Self-Defense Course Offers Students Fighting Chance


By Mike Sloan

Women should be able to defend themselves against attackers. A recent Rape Aggression Defense course offered on College of Southern Nevada’s campus taught women techniques to save their lives.

RAD is a free self-defense course taught by three CSN police officers. Students learn how to inflict as much damage as possible to get away safely from aggressors.

“It seems as though everywhere you turn there is a news story about some new type of violence erupting either at home or abroad,” wrote Dan Dean in his book “Self Defense: the Ultimate Guide to Beginner Martial Arts Training Techniques”. “With so many people on edge, the number of physical altercations that occur on a daily basis is ever on the rise.” There is a need for people to learn how to protect themselves in this violent world.

According to the Jeanne Clery Disclosure of Campus Security Policy and Campus Crime Statistics report dated October 2017, CSN had seven criminal offenses in 2016 that involved forcible sexual or aggravated assault on its three major campuses. Although those numbers are relatively small compared to other college campuses, they still are concerning. Learning self-defense could help protect many from being one of those statistics.

Not paying attention is one of the key elements the RAD classes teach because attackers are like lions hiding in the brush, waiting for the weakest possible prey to walk by before they ambush.

“Don’t walk alone if it’s dark outside,” said Daniel Nordstrom, a CSN police officer who instructed the RAD classes for past five years. “Walk with a friend or call and have security pick you up. Do whatever you can do to keep yourself from getting into that situation. Always have your keys in your hand and when you get to your car, always check and see if someone’s in your car or underneath your car.”

Aside from just being aware of one’s surroundings, RAD gives women the ability to properly defend themselves in as many possible scenarios as can be squeezed into the four-class course. Women learn how to execute proper punches, kicks, knees and elbow strikes on top of learning how break free from bear hugs and gouge the vision out of an attacker’s eyes. While a RAD student won’t turn into a UFC champion overnight, Nordstrom said he and his team teach the fundamentals of escape, which is the most crucial element during an assault.

“If you can get one punch in to get that [assaulter] to go unconscious or in enough pain for him to let go, that’s what we’re looking for,” Nordstrom said. “We teach all that stuff to do enough damage to get away. You want to make as much noise and damage to that person as you can.”

Current CSN student Anneth Ortega didn’t have the proper training offered by RAD and had a scary incident in which she almost became a statistic.
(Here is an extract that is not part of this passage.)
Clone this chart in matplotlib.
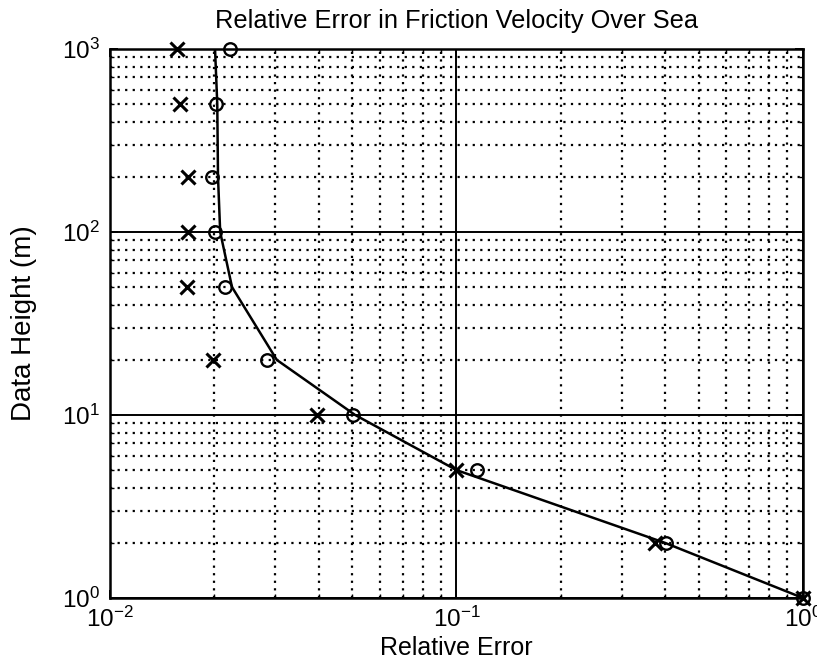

“I used to work at Excalibur Hotel and Casino and I used to work until about midnight,” Ortega said. “I was only 19 at the time and I remember I parked really far all the way in the back where there wasn’t a lot of people around. A guy followed me to my car and he started tapping on my window. I was terrified.”

“I did not notice him following me,” Ortega admitted. “I was texting on my phone and I wasn’t being very vigilant. I wasn’t aware of my surroundings and I could have done a better job at having stopped this before it progressed so far had I been more vigilant.”

“I thought that had I not been in my car, what would have happened?” Ortega added. “Luckily, I was able to drive away, but it was definitely one of the most terrifying things I’ve ever had [to go through].”

“I definitely would be interested [in a RAD course],” Ortega added. “It’s very important for women to be able to defend themselves because you never know when you’re going to be in the wrong place at the wrong time with someone’s bad intentions coming straight at you.”

Lucia Sloan, a former CSN student, took self-defense classes on and off for years just in case.

“I would scream, ‘Fire!’ as loud as I could,” said Sloan, who has trained in a myriad of martial arts. “I would move as much as possible to keep away from the person and I would use any self-defense tactics that I’ve learned: boxing, judo and jiu jitsu.”

Sloan said she loves the idea behind RAD and implores all women to learn how to survive in a possible life-or-death situation.

“Take a self-defense class,” Sloan advised. “Be powerful, be confident when you walk. Keep your head held high. You could set off your car alarm if you’re in a parking lot. Don’t look at your phone when you’re walking and make sure everybody knows you’re paying attention.”